Çocuk  gelinlerin ancak televizyon dizisiyle toplum dikkatine gelebildiği bir toplumda yaşadığımın tabii ki farkındayım ama yine de dünle karşılaştırınca en azından haberdarlık konusunda biraz yol  aldığımızı söyleyebilirim.

Yani insanlar sadece kendi çocuklarını değil, diğer dedikleri çocukları da artık biliyorlar, onlar için birşey yapmasalar da en azından haberdarlar.

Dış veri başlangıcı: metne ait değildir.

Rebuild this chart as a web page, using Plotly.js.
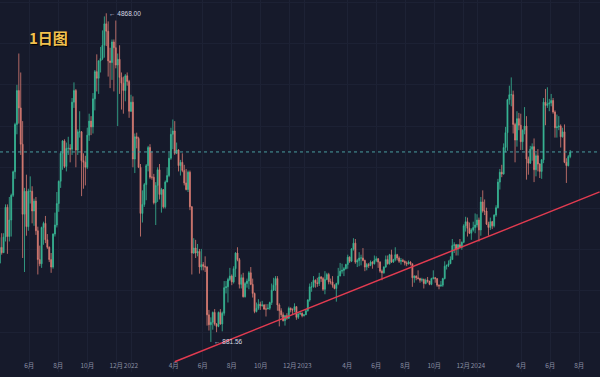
<!DOCTYPE html>
<html><head><meta charset="utf-8">
<script src="https://cdn.plot.ly/plotly-3.0.1.min.js"></script>
<style>html,body{margin:0;padding:0;background:#161a2b;}#chart{width:600px;height:377px;}</style>
</head><body><div id="chart"></div>
<script>
// ETH/USDT, candles aggregated every 4 days (open = previous close)
const startDate = '2021-03-31';
const stepDays = 4;
const firstOpen = 1840;

const closes = [
2028,1964,2153,2515,2160,2360,2660,2945,3520,3930,
3720,3280,2430,2710,2280,2710,2710,2470,2590,2230,
1880,1830,2270,2320,2120,2030,1880,1790,2190,2300,
2560,2830,3170,3320,3010,3230,3230,3220,3790,3930,
3210,3430,3430,3080,3060,3000,3390,3560,3490,3830,
4160,4080,4290,4320,4480,4740,4650,4290,4270,4520,
4450,4240,4310,4090,4020,3930,4110,4040,3680,
3790,3100,3370,3350,3000,2440,2550,2790,3020,3240,
2880,2880,2570,2780,2970,2670,2730,2520,2820,2900,
3110,3400,3440,3170,3210,3020,3060,2960,2810,2730,
2940,2520,1960,2020,1960,1980,1790,1820,1800,1790,
1210,1090,1120,1240,1100,1070,1240,1100,1230,1540,
1550,1640,1680,1610,1770,1960,1880,1580,1660,1430,
1590,1620,1720,1580,1470,1250,1290,1340,1320,1330,
1280,1280,1290,1360,1510,1570,1650,1330,1260,1210,
1140,1200,1170,1290,1270,1270,1310,1180,1220,1230,
1200,1210,
1260,1390,1550,1550,1630,1600,1590,1670,1650,1520,
1640,1700,1610,1610,1570,1530,1590,1680,1740,1750,
1770,1820,1910,1860,2010,2080,1850,1870,1900,1900,
1870,1790,1820,1810,1850,1830,1870,1890,1850,1740,
1720,1790,1880,1830,1940,1850,1880,1940,1900,1860,
1870,1860,1840,1830,1850,1830,1660,1680,1660,1650,
1630,1640,1590,1630,1620,1580,1650,1660,1650,1570,
1560,1570,1650,1800,1810,1830,1880,2050,2060,2010,
2060,2030,2090,2290,2340,2260,2200,2240,2270,2300,
2360,
2240,2580,2470,2470,2310,2270,2340,2290,2420,2510,
2820,2940,2920,3240,3420,3820,3880,3880,3520,3330,
3590,3510,3310,3450,3500,3100,3050,3220,3250,2970,
3140,3040,2950,3090,3790,3750,3770,3780,3810,3670,
3480,3490,3500,3370,3430,3060,3020,3130,3186
];

const highs = [
2150,2200,2200,2550,2550,2640,2680,2960,3540,4000,
4380,4150,3560,2750,2910,2740,2890,2770,2620,2640,
2280,2050,2280,2340,2410,2190,2040,1960,2200,2450,
2700,2840,3190,3330,3340,3300,3370,3280,3840,4030,
3950,3460,3680,3440,3170,3140,3480,3650,3620,3900,
4180,4370,4300,4460,4660,4830,4868,4770,4450,4550,
4550,4780,4380,4480,4150,4100,4130,4150,4060,
3880,3860,3410,3420,3370,3040,2720,2810,3040,3260,
3280,3190,2920,2820,3000,3040,2750,2730,2840,3000,
3180,3480,3580,3560,3300,3220,3090,3170,3030,2980,
2960,2960,2530,2140,2120,2070,2010,2010,1850,1920,
1800,1270,1180,1250,1280,1110,1250,1280,1250,1620,
1620,1660,1780,1700,1800,1970,2030,1900,1700,1720,
1610,1650,1740,1790,1650,1480,1360,1400,1370,1380,
1340,1340,1340,1370,1590,1660,1680,1680,1350,1290,
1240,1210,1230,1310,1300,1290,1350,1310,1230,1240,
1240,1220,
1280,1400,1590,1610,1680,1640,1660,1720,1680,1670,
1740,1720,1720,1650,1680,1580,1600,1780,1840,1830,
1790,1830,1940,1920,2020,2140,2130,1890,1970,1940,
2020,1880,1840,1840,1870,1860,1930,1920,1900,1860,
1760,1800,1930,1930,1950,2000,1890,2030,1950,1920,
1900,1890,1870,1860,1870,1860,1830,1690,1690,1750,
1660,1660,1650,1650,1670,1620,1660,1750,1670,1650,
1580,1620,1660,1860,1820,1870,1920,2130,2090,2070,
2070,2130,2100,2310,2400,2390,2330,2260,2340,2440,
2430,
2390,2640,2720,2610,2510,2340,2390,2350,2430,2540,
2860,2980,3030,3290,3490,3830,3990,4090,3930,3540,
3680,3660,3650,3460,3730,3620,3130,3260,3290,3350,
3170,3220,3050,3100,3840,3950,3970,3830,3890,3840,
3690,3640,3620,3520,3480,3520,3110,3150,3210
];

const lows = [
1830,1940,1960,2100,1950,2100,2160,2640,2860,3400,
3530,3150,1900,1730,2170,2230,2560,2320,2290,2180,
1700,1800,1780,2060,2080,2010,1850,1720,1770,2160,
2270,2460,2750,2970,2990,2950,3150,3060,3150,3720,
3000,3150,3360,2650,2740,2780,2980,3320,3390,3410,
3690,3920,3890,4150,4300,4330,4470,4100,3960,4060,
3920,4200,3500,3890,3700,3650,3800,3990,3600,
3670,3000,2930,3230,2990,2160,2330,2520,2600,2950,
2860,2850,2550,2300,2580,2610,2450,2500,2500,2820,
2880,3090,3220,3150,3160,2950,2900,2940,2780,2720,
2700,2480,1700,1950,1900,1920,1710,1750,1750,1730,
1080,1020,881.56,1030,1080,1000,1060,1090,1010,1200,
1470,1360,1620,1570,1590,1670,1860,1530,1530,1420,
1420,1540,1520,1570,1420,1230,1240,1270,1270,1310,
1270,1190,1280,1270,1330,1500,1500,1260,1070,1180,
1130,1080,1150,1160,1240,1220,1240,1150,1160,1210,
1180,1190,
1210,1250,1370,1490,1540,1540,1550,1560,1610,1500,
1460,1630,1580,1580,1540,1520,1370,1570,1680,1710,
1680,1760,1770,1840,1850,1990,1830,1790,1800,1810,
1860,1740,1750,1780,1800,1770,1820,1850,1780,1720,
1630,1710,1780,1820,1820,1840,1840,1860,1870,1840,
1820,1850,1810,1800,1820,1810,1550,1600,1630,1640,
1600,1610,1530,1580,1600,1570,1570,1640,1600,1550,
1520,1550,1550,1640,1760,1790,1830,1880,1960,1930,
1930,2020,2000,2080,2220,2160,2190,2120,2220,2200,
2270,
2100,2170,2450,2420,2300,2170,2240,2250,2270,2400,
2500,2730,2880,2910,3180,3200,3760,3740,3410,3060,
3250,3450,3210,3210,3400,2850,2910,3040,3080,2820,
2890,2950,2870,2860,3050,3510,3720,3680,3740,3650,
3360,3360,3450,3240,3360,3050,2810,3010,3110
];

const tickVals = ['2021-06-01','2021-08-01','2021-10-01','2021-12-01','2022-01-01','2022-04-01','2022-06-01','2022-08-01','2022-10-01','2022-12-01','2023-01-01','2023-04-01','2023-06-01','2023-08-01','2023-10-01','2023-12-01','2024-01-01','2024-04-01','2024-06-01','2024-08-01'];
const tickText = ['6月','8月','10月','12月','2022','4月','6月','8月','10月','12月','2023','4月','6月','8月','10月','12月','2024','4月','6月','8月'];

const trendDates = ['2022-04-03','2024-09-13'];
const trendPrices = [642, 2702];
const chartLabel = '1日图';

function addDays(s, n){ const d = new Date(s + 'T00:00:00Z'); d.setUTCDate(d.getUTCDate() + n); return d.toISOString().slice(0,10); }
const dates = closes.map((_, i) => addDays(startDate, i * stepDays));
const opens = closes.map((c, i) => i === 0 ? firstOpen : closes[i-1]);

let iMax = 0, iMin = 0;
highs.forEach((v,i)=>{ if (v > highs[iMax]) iMax = i; });
lows.forEach((v,i)=>{ if (v < lows[iMin]) iMin = i; });
const lastClose = closes[closes.length-1];

const bg = '#161a2b';
const upC = '#38b896', dnC = '#d97c73';

const traces = [
  {type:'candlestick', x:dates, open:opens, high:highs, low:lows, close:closes,
   increasing:{line:{color:upC,width:0.8}, fillcolor:upC},
   decreasing:{line:{color:dnC,width:0.8}, fillcolor:dnC},
   whiskerwidth:0, hoverinfo:'skip', showlegend:false},
  {type:'scatter', mode:'lines', x:trendDates, y:trendPrices,
   line:{color:'#e23b50', width:1.5}, hoverinfo:'skip', showlegend:false}
];

const layout = {
  width:600, height:377,
  margin:{l:0, r:0, t:0, b:5},
  paper_bgcolor:bg, plot_bgcolor:bg,
  showlegend:false,
  xaxis:{type:'date', range:['2021-03-31 09:36','2024-09-13 16:48'],
    rangeslider:{visible:false}, tickmode:'array', tickvals:tickVals, ticktext:tickText,
    ticklabelposition:'inside', ticks:'', tickangle:0,
    tickfont:{size:6.5, color:'#8a8fa3', family:'Noto Sans CJK SC, Liberation Sans'},
    showgrid:true, gridcolor:'#1d2235', gridwidth:1, zeroline:false, showline:false, fixedrange:true},
  yaxis:{range:[517,5029], showticklabels:false, showgrid:true, gridcolor:'#1c2134',
    dtick:500, tick0:0, zeroline:false, showline:false, ticks:'', fixedrange:true},
  shapes:[{type:'line', xref:'paper', x0:0, x1:1, yref:'y', y0:lastClose, y1:lastClose,
    line:{color:'#4a9ea0', width:1, dash:'3px,3px'}}],
  annotations:[
    {xref:'paper', yref:'paper', x:0.0808, y:0.9005, xanchor:'center', yanchor:'middle',
     text:chartLabel, showarrow:false,
     font:{family:'Noto Sans CJK SC', size:15, color:'#f2c14e', weight:'bold', shadow:'1px 1px 1px #000'}},
    {x:dates[iMax], y:highs[iMax], xanchor:'left', yanchor:'middle', xshift:1,
     text:'← ' + highs[iMax].toFixed(2), showarrow:false,
     font:{family:'Liberation Sans', size:6.5, color:'#d5d8e2'}},
    {x:dates[iMin], y:lows[iMin], xanchor:'left', yanchor:'middle', xshift:1,
     text:'← ' + lows[iMin].toFixed(2), showarrow:false,
     font:{family:'Liberation Sans', size:6.5, color:'#d5d8e2'}}
  ]
};

Plotly.newPlot('chart', traces, layout, {staticPlot:true, displayModeBar:false});
</script>
</body></html>
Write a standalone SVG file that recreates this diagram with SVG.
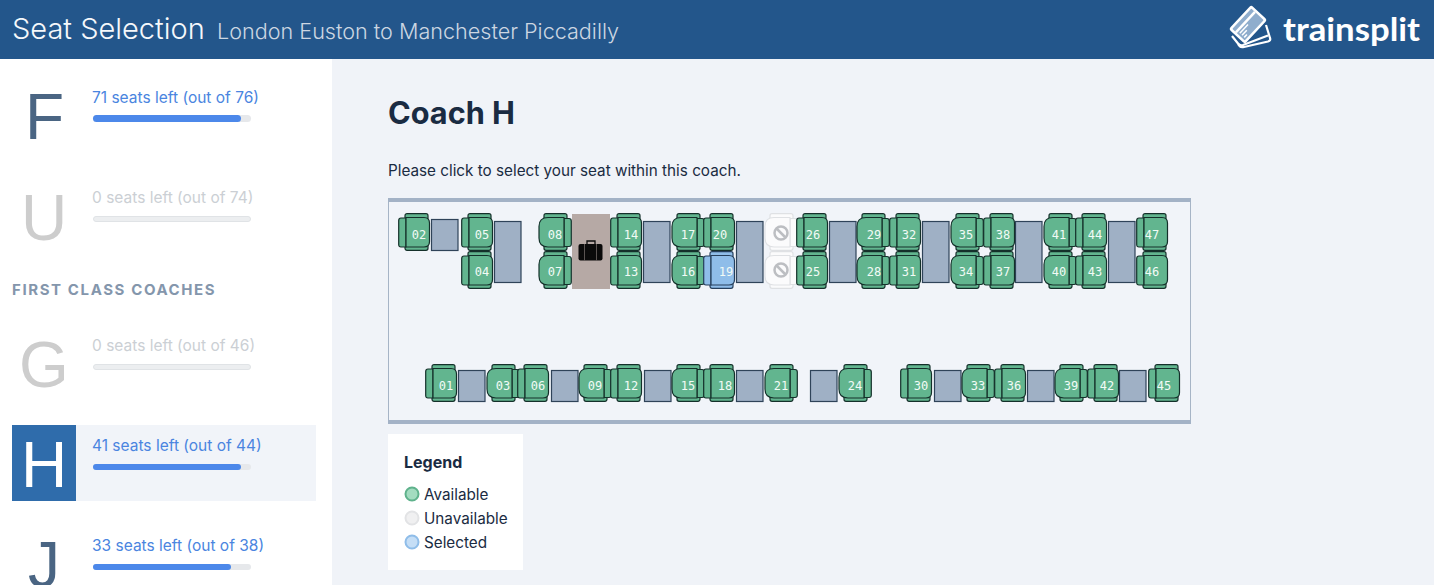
<svg xmlns="http://www.w3.org/2000/svg" xmlns:xlink="http://www.w3.org/1999/xlink" width="1434" height="585" viewBox="0 0 1434 585">
<style>
text{font-family:Inter,"Noto Sans","Liberation Sans",sans-serif}
.big{font-family:"Liberation Sans",Arial,sans-serif;font-size:64px;text-anchor:middle;fill:#4a6583}
.off{fill:#cdcdcd}
.lbl{font-size:15.500px;fill:#4a85e0}
.lbloff{font-size:15.500px;fill:#cbcfd4}
.track{fill:#e6e8eb}
.empty{fill:#eceef0;stroke:#e0e3e6;stroke-width:1}
.fill{fill:#4c88ea}
.tbl{fill:#9fb0c5;stroke:#2f4359;stroke-width:1.200}
.n{font-family:"DejaVu Sans Mono","Liberation Mono",monospace;font-size:12px;fill:#f2fbf6;text-anchor:middle}
.s{fill:#62b58f;stroke:#14302a;stroke-width:1.200;stroke-linejoin:round}
.sel{fill:#8fbde9;stroke:#263f5c;stroke-width:1.200;stroke-linejoin:round}
.blk{fill:#fbfbfc;stroke:#dfe1e4;stroke-width:1.200;stroke-linejoin:round}
.ink{font-size:15.250px;fill:#1a2b42}
</style>
<defs>
<g id="shape">
<rect x="7" y="0.700" width="23" height="6" rx="2"/>
<rect x="7" y="31.300" width="23" height="6" rx="2"/>
<path d="M3 5H8V34H3Q0.700 34 0.700 31.500V7.500Q0.700 5 3 5Z"/>
<path d="M8 4.500H26Q31.500 4.500 31.500 10V28.500Q31.500 34 26 34H8Z"/>
</g>
<g id="shapeR">
<rect x="5" y="0.700" width="23" height="6" rx="2"/>
<rect x="5" y="31.300" width="23" height="6" rx="2"/>
<path d="M3 5.500H8V33.500H3Q0.700 33.500 0.700 31V8Q0.700 5.500 3 5.500Z"/>
<path d="M8 4.500H24Q33 4.500 33 13.500V25Q33 34 24 34H8Z"/>
</g>
<g id="prohibit" fill="none" stroke="#bcbec2" stroke-width="2.500">
<circle cx="0" cy="0" r="6.500"/><path d="M-4.500-4.500L4.500 4.500"/>
</g>
</defs>
<rect width="1434" height="585" fill="#f0f3f8"/>
<g id="header">
<rect width="1434" height="59" fill="#23568b"/>
<text x="12" y="39" font-size="29" font-weight="300" fill="#f5f8fb">Seat Selection</text>
<text x="217" y="39" font-size="21.600" font-weight="300" fill="#ccd6e2">London Euston to Manchester Piccadilly</text>
</g>
<g id="logo">
<g fill="none" stroke="#fff" stroke-width="2.200" stroke-linejoin="round">
<path d="M1232 36L1238 43.500Q1240 46 1243 45L1268 35.500"/>
<path d="M1238 44L1240 46.500Q1241 47.500 1244 47L1268 41.500Q1271 40.500 1270 38L1266 25"/>
</g>
<g transform="translate(1248 24.500) rotate(-47)">
<rect x="-16.500" y="-11" width="33" height="22" rx="2.500" fill="#fff"/>
<rect x="-14" y="-8.500" width="28" height="17" rx="1" fill="#8fadcd"/>
<path d="M-14-3.500H14" stroke="#fff" stroke-width="2.500"/>
<path d="M-12 6H-8M-12 3H-5M-12 0H0" stroke="#fff" stroke-width="1.500"/>
</g>
<text x="1283" y="41" font-size="33" font-weight="700" fill="#fff" textLength="137" lengthAdjust="spacingAndGlyphs" style="font-family:Lato,Inter,sans-serif">trainsplit</text>
</g>
<g id="sidebar">
<rect width="332" height="526" y="59" fill="#fff"/>
<g id="coach-F">
<text class="big" x="44.500" y="139">F</text>
<text class="lbl" x="92" y="103">71 seats left (out of 76)</text>
<rect class="track" x="93" y="115" width="158" height="7" rx="3.500"/><rect class="fill" x="93" y="115" width="148" height="7" rx="3.500"/>
</g>
<g id="coach-U">
<text class="big off" x="44" y="240">U</text>
<text class="lbloff" x="92" y="203">0 seats left (out of 74)</text>
<rect class="empty" x="93.500" y="216.500" width="157" height="5" rx="2.500"/>
</g>
<text x="12" y="295" font-size="15" font-weight="700" fill="#8496ac" letter-spacing="1.600">FIRST CLASS COACHES</text>
<g id="coach-G">
<text class="big off" x="44" y="387">G</text>
<text class="lbloff" x="92" y="351">0 seats left (out of 46)</text>
<rect class="empty" x="93.500" y="364.500" width="157" height="5" rx="2.500"/>
</g>
<g id="coach-H">
<rect x="76" y="425" width="240" height="76" fill="#f1f4f9"/>
<rect x="12" y="425" width="64" height="76" fill="#2f6cab"/>
<text class="big" x="44" y="487" style="fill:#fff">H</text>
<text class="lbl" x="92" y="451">41 seats left (out of 44)</text>
<rect class="track" x="93" y="464" width="158" height="6" rx="3"/><rect class="fill" x="93" y="464" width="148" height="6" rx="3"/>
</g>
<g id="coach-J">
<text class="big" x="44" y="587">J</text>
<text class="lbl" x="92" y="551">33 seats left (out of 38)</text>
<rect class="track" x="93" y="564" width="158" height="6" rx="3"/><rect class="fill" x="93" y="564" width="138" height="6" rx="3"/>
</g>
</g>
<text x="388" y="124" font-size="30.700" font-weight="700" fill="#1a2b42">Coach H</text>
<text class="ink" x="388" y="176">Please click to select your seat within this coach.</text>
<g id="coach-frame">
<rect x="388.500" y="199" width="802" height="224" fill="#f1f4f9" stroke="#a6b4c6" stroke-width="1"/>
<rect x="388" y="198" width="803" height="4" fill="#a3b2c6"/>
<rect x="388" y="420" width="803" height="4" fill="#a3b2c6"/>
</g>
<g id="tables">
<rect class="tbl" x="431.500" y="219.500" width="26.500" height="31"/>
<rect class="tbl" x="494.500" y="221.500" width="26.500" height="61"/>
<rect class="tbl" x="643.500" y="221.500" width="26.500" height="61"/>
<rect class="tbl" x="736.500" y="221.500" width="26.500" height="61"/>
<rect class="tbl" x="829.500" y="221.500" width="26.500" height="61"/>
<rect class="tbl" x="922.500" y="221.500" width="26.500" height="61"/>
<rect class="tbl" x="1015.500" y="221.500" width="26.500" height="61"/>
<rect class="tbl" x="1108.500" y="221.500" width="26.500" height="61"/>
<rect class="tbl" x="458.500" y="370.500" width="26.500" height="31"/>
<rect class="tbl" x="551.500" y="370.500" width="26.500" height="31"/>
<rect class="tbl" x="644.500" y="370.500" width="26.500" height="31"/>
<rect class="tbl" x="736.500" y="370.500" width="26.500" height="31"/>
<rect class="tbl" x="810.500" y="370.500" width="26.500" height="31"/>
<rect class="tbl" x="934.500" y="370.500" width="26.500" height="31"/>
<rect class="tbl" x="1027.500" y="370.500" width="26.500" height="31"/>
<rect class="tbl" x="1119.500" y="370.500" width="26.500" height="31"/>
</g>
<g id="luggage">
<rect x="572" y="214" width="38" height="75" fill="#b6a9a5"/>
<rect x="578.500" y="244" width="24" height="16.500" rx="2" fill="#0a0a0a"/>
<path d="M587 244V241H595V244" fill="none" stroke="#0a0a0a" stroke-width="1.300"/>
<path d="M584.500 244V260.500M596.500 244V260.500" stroke="#6f6764" stroke-width="0.800"/>
</g>
<g id="seats">
<g id="seat-02"><use href="#shape" class="s" x="398" y="213"/><text class="n" x="419" y="239">02</text></g>
<g id="seat-05"><use href="#shape" class="s" x="461" y="213"/><text class="n" x="482" y="239">05</text></g>
<g id="seat-04"><use href="#shape" class="s" x="461" y="251"/><text class="n" x="482" y="276">04</text></g>
<g id="seat-08"><use href="#shapeR" class="s" transform="translate(572 213) scale(-1 1)"/><text class="n" x="555" y="239">08</text></g>
<g id="seat-07"><use href="#shapeR" class="s" transform="translate(572 251) scale(-1 1)"/><text class="n" x="555" y="276">07</text></g>
<g id="seat-14"><use href="#shape" class="s" x="610" y="213"/><text class="n" x="631" y="239">14</text></g>
<g id="seat-13"><use href="#shape" class="s" x="610" y="251"/><text class="n" x="631" y="276">13</text></g>
<g id="seat-17"><use href="#shapeR" class="s" transform="translate(705 213) scale(-1 1)"/><text class="n" x="688" y="239">17</text></g>
<g id="seat-16"><use href="#shapeR" class="s" transform="translate(705 251) scale(-1 1)"/><text class="n" x="688" y="276">16</text></g>
<g id="seat-20"><use href="#shape" class="s" x="703" y="213"/><text class="n" x="720" y="239">20</text></g>
<g id="seat-19"><use href="#shape" class="sel" x="703" y="251"/><text class="n" x="726" y="276">19</text></g>
<g id="seat-blocked-a"><use href="#shapeR" class="blk" transform="translate(798 213) scale(-1 1)"/><use href="#prohibit" x="781" y="233"/></g>
<g id="seat-blocked-b"><use href="#shapeR" class="blk" transform="translate(798 251) scale(-1 1)"/><use href="#prohibit" x="781" y="270"/></g>
<g id="seat-26"><use href="#shape" class="s" x="796" y="213"/><text class="n" x="813" y="239">26</text></g>
<g id="seat-25"><use href="#shape" class="s" x="796" y="251"/><text class="n" x="813" y="276">25</text></g>
<g id="seat-29"><use href="#shapeR" class="s" transform="translate(890 213) scale(-1 1)"/><text class="n" x="874" y="239">29</text></g>
<g id="seat-28"><use href="#shapeR" class="s" transform="translate(890 251) scale(-1 1)"/><text class="n" x="874" y="276">28</text></g>
<g id="seat-32"><use href="#shape" class="s" x="889" y="213"/><text class="n" x="909" y="239">32</text></g>
<g id="seat-31"><use href="#shape" class="s" x="889" y="251"/><text class="n" x="909" y="276">31</text></g>
<g id="seat-35"><use href="#shapeR" class="s" transform="translate(984 213) scale(-1 1)"/><text class="n" x="966" y="239">35</text></g>
<g id="seat-34"><use href="#shapeR" class="s" transform="translate(984 251) scale(-1 1)"/><text class="n" x="966" y="276">34</text></g>
<g id="seat-38"><use href="#shape" class="s" x="983" y="213"/><text class="n" x="1003" y="239">38</text></g>
<g id="seat-37"><use href="#shape" class="s" x="983" y="251"/><text class="n" x="1003" y="276">37</text></g>
<g id="seat-41"><use href="#shapeR" class="s" transform="translate(1077 213) scale(-1 1)"/><text class="n" x="1059" y="239">41</text></g>
<g id="seat-40"><use href="#shapeR" class="s" transform="translate(1077 251) scale(-1 1)"/><text class="n" x="1059" y="276">40</text></g>
<g id="seat-44"><use href="#shape" class="s" x="1075" y="213"/><text class="n" x="1095" y="239">44</text></g>
<g id="seat-43"><use href="#shape" class="s" x="1075" y="251"/><text class="n" x="1095" y="276">43</text></g>
<g id="seat-47"><use href="#shape" class="s" x="1136" y="213"/><text class="n" x="1152" y="239">47</text></g>
<g id="seat-46"><use href="#shape" class="s" x="1136" y="251"/><text class="n" x="1152" y="276">46</text></g>
<g id="seat-01"><use href="#shape" class="s" x="425" y="364"/><text class="n" x="446" y="390">01</text></g>
<g id="seat-03"><use href="#shapeR" class="s" transform="translate(520 364) scale(-1 1)"/><text class="n" x="503" y="390">03</text></g>
<g id="seat-06"><use href="#shape" class="s" x="517" y="364"/><text class="n" x="538" y="390">06</text></g>
<g id="seat-09"><use href="#shapeR" class="s" transform="translate(612 364) scale(-1 1)"/><text class="n" x="595" y="390">09</text></g>
<g id="seat-12"><use href="#shape" class="s" x="610" y="364"/><text class="n" x="631" y="390">12</text></g>
<g id="seat-15"><use href="#shapeR" class="s" transform="translate(705 364) scale(-1 1)"/><text class="n" x="688" y="390">15</text></g>
<g id="seat-18"><use href="#shape" class="s" x="703" y="364"/><text class="n" x="725" y="390">18</text></g>
<g id="seat-21"><use href="#shapeR" class="s" transform="translate(798 364) scale(-1 1)"/><text class="n" x="781" y="390">21</text></g>
<g id="seat-24"><use href="#shapeR" class="s" transform="translate(872 364) scale(-1 1)"/><text class="n" x="855" y="390">24</text></g>
<g id="seat-30"><use href="#shape" class="s" x="900" y="364"/><text class="n" x="921" y="390">30</text></g>
<g id="seat-33"><use href="#shapeR" class="s" transform="translate(995 364) scale(-1 1)"/><text class="n" x="978" y="390">33</text></g>
<g id="seat-36"><use href="#shape" class="s" x="994" y="364"/><text class="n" x="1014" y="390">36</text></g>
<g id="seat-39"><use href="#shapeR" class="s" transform="translate(1088 364) scale(-1 1)"/><text class="n" x="1071" y="390">39</text></g>
<g id="seat-42"><use href="#shape" class="s" x="1087" y="364"/><text class="n" x="1107" y="390">42</text></g>
<g id="seat-45"><use href="#shape" class="s" x="1148" y="364"/><text class="n" x="1164" y="390">45</text></g>
</g>
<g id="legend">
<rect x="388" y="434" width="135" height="136" fill="#fff"/>
<text x="404" y="468" font-size="16" font-weight="700" fill="#1a2b42">Legend</text>
<circle cx="412" cy="494" r="6.500" fill="#a3dcc0" stroke="#5fb28c" stroke-width="2"/>
<text class="ink" x="424" y="500">Available</text>
<circle cx="412" cy="518" r="6.500" fill="#f0f0f1" stroke="#e2e3e5" stroke-width="2"/>
<text class="ink" x="424" y="524">Unavailable</text>
<circle cx="412" cy="542" r="6.500" fill="#c5def6" stroke="#8fbde9" stroke-width="2"/>
<text class="ink" x="424" y="548">Selected</text>
</g>
</svg>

Ama taş atan çocukları ailelerinden aldığımızda o çocuklarımızı ön saflara gönderen militanlar gibi  çocuklara yarar değil sadece zarar veriyor olmaz mıyız? Çünkü çocukların rızasının aranmayacağı  izlenimini aldığım bu haberde  çocuklar arada ezilmeyecekler mi?

Gördüğünüz gibi bir dolu soruyu sorduracak bir uygulama. Problemin çözümüne ne kadar hizmet eder  bilmiyorum ama korunmaya muhtaç çocukların büyük fotoğrafına hizmet etmeyeceğini biliyorum.

Suça itilen çocuklar için Adalet Bakanlığı’nın yapmadıklarını daha tartışmaya açamazken böyle bir  sorunu tartışacak olmamız bence en hafif deyimiyle şanssızlık.

Bence bu karar üzerinde düşünülmesi ve bir kez daha değerlendirilmesi gereken bir karar.